🛰️ Circular Restricted Three Body Problem
EP 471 — Project Summary
This project explores how small disturbances in launch angle and velocity affect a single Moon flyby and return to Earth orbit.
The orbit is simulated numerically using a Backward Differentiation Formula (BDF) — chosen because other methods become unstable when trajectories pass near the Moon.
The system is modeled using the Circular Restricted Three Body Problem (CR3BP) approximation.
Methodology
The numerical simulation:
- Integrates the motion of a spacecraft under Earth–Moon gravity.
- Perturbs both initial velocity and launch angle to observe sensitivity.

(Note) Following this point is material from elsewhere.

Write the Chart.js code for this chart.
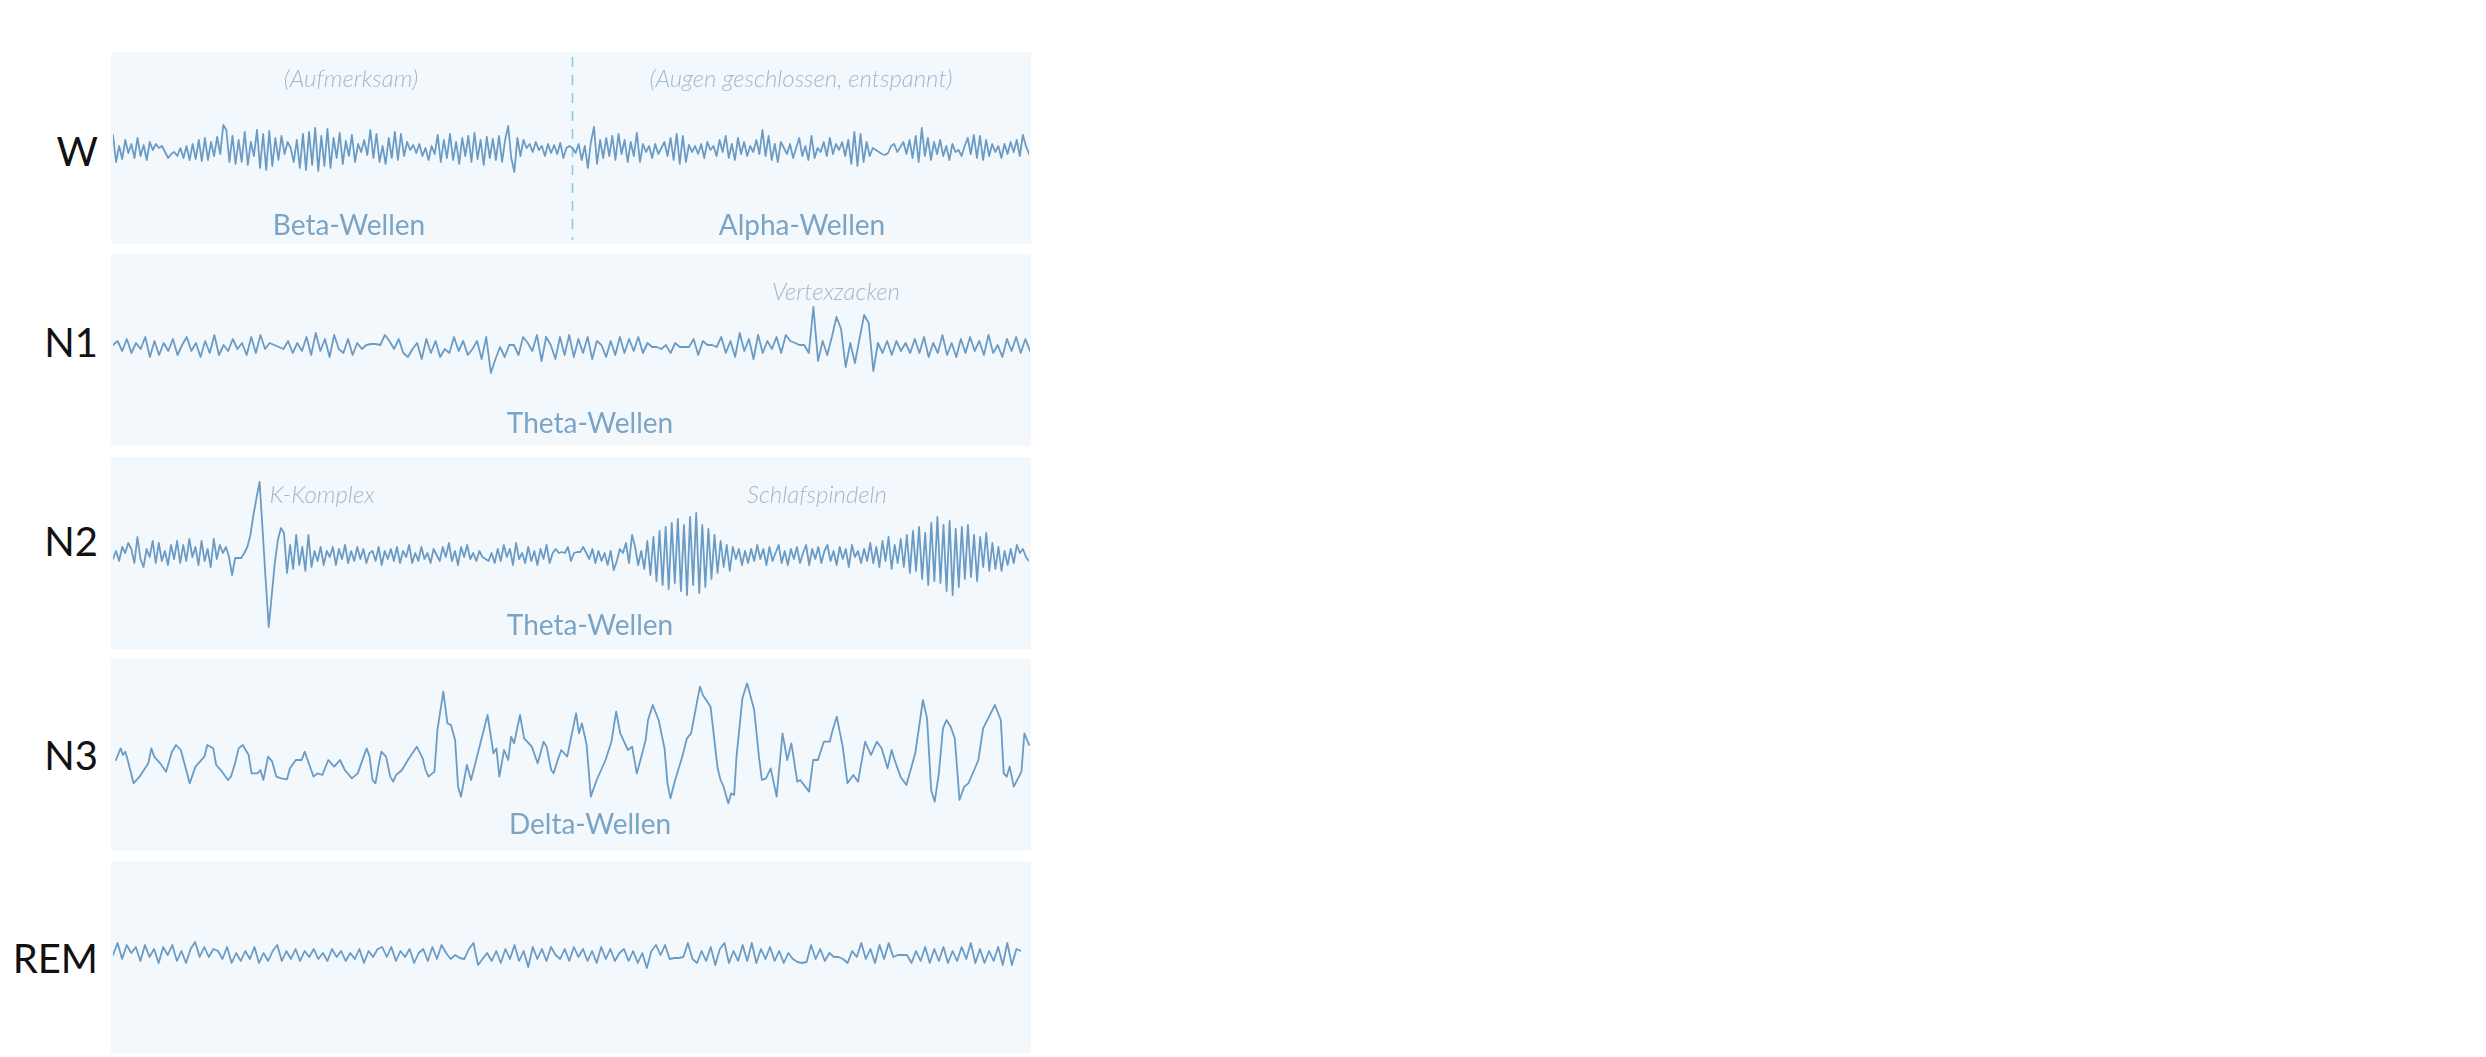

- Uses stable numerical integration suitable for close-approach dynamics.
Code Access
You can view or download the full Python code here:
👉 CR3BP.py
Input Parameters
| Parameter | Description |
|---|---|
total_sample |
The total number of sample iterations. |
v_mag_nominal |
The nominal velocity magnitude at launch. |
phi_nominal |
The launch angle relative to Earth’s position from the Moon (counterclockwise orbit). |
phi_range |
The range of perturbation angle values the simulation will iterate over. |
vel_range |
The range of perturbation velocity values the simulation will iterate over. |
Output
The simulation outputs trajectory data and plots illustrating how small variations in the initial conditions affect the resulting orbit.
Notes
This project demonstrates:
- The sensitivity of orbital trajectories to small perturbations.
- The usefulness of implicit integration methods for close approaches.
- The practical application of the CR3BP in trajectory planning.